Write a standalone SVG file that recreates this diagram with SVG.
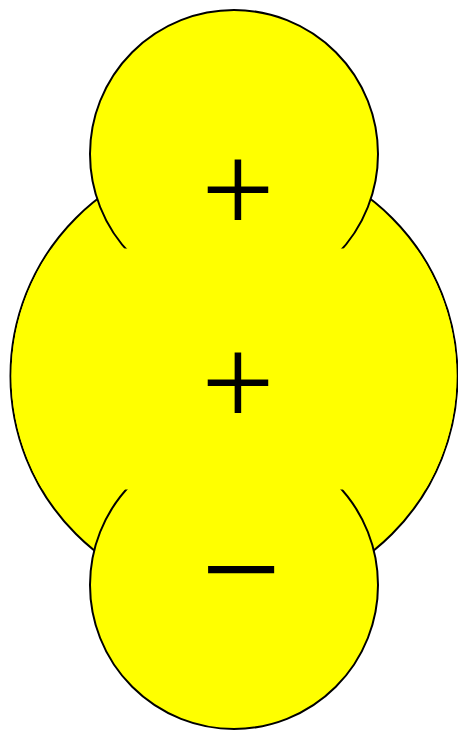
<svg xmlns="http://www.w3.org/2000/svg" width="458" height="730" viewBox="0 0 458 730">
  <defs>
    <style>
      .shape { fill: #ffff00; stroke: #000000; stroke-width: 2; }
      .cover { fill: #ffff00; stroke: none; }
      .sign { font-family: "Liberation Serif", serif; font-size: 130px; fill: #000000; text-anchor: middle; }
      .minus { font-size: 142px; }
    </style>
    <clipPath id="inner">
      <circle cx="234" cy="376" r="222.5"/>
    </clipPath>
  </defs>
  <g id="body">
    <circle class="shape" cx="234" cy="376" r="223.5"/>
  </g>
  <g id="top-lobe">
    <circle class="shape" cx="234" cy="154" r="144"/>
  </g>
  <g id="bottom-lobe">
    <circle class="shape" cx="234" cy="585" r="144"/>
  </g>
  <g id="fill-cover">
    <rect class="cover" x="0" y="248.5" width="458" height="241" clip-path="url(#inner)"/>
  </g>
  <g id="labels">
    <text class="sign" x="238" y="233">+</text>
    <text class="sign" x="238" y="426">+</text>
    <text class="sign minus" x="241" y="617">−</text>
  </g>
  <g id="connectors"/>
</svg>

#### TASK BRIEF:
Would you set down the listing exactly, omitting pictures?

#### ANSWER TO THIS PROBLEM:
Write a standalone SVG file that recreates this diagram with SVG.
<svg xmlns="http://www.w3.org/2000/svg" width="458" height="730" viewBox="0 0 458 730">
  <defs>
    <style>
      .shape { fill: #ffff00; stroke: #000000; stroke-width: 2; }
      .cover { fill: #ffff00; stroke: none; }
      .sign { font-family: "Liberation Serif", serif; font-size: 130px; fill: #000000; text-anchor: middle; }
      .minus { font-size: 142px; }
    </style>
    <clipPath id="inner">
      <circle cx="234" cy="376" r="222.5"/>
    </clipPath>
  </defs>
  <g id="body">
    <circle class="shape" cx="234" cy="376" r="223.5"/>
  </g>
  <g id="top-lobe">
    <circle class="shape" cx="234" cy="154" r="144"/>
  </g>
  <g id="bottom-lobe">
    <circle class="shape" cx="234" cy="585" r="144"/>
  </g>
  <g id="fill-cover">
    <rect class="cover" x="0" y="248.5" width="458" height="241" clip-path="url(#inner)"/>
  </g>
  <g id="labels">
    <text class="sign" x="238" y="233">+</text>
    <text class="sign" x="238" y="426">+</text>
    <text class="sign minus" x="241" y="617">−</text>
  </g>
  <g id="connectors"/>
</svg>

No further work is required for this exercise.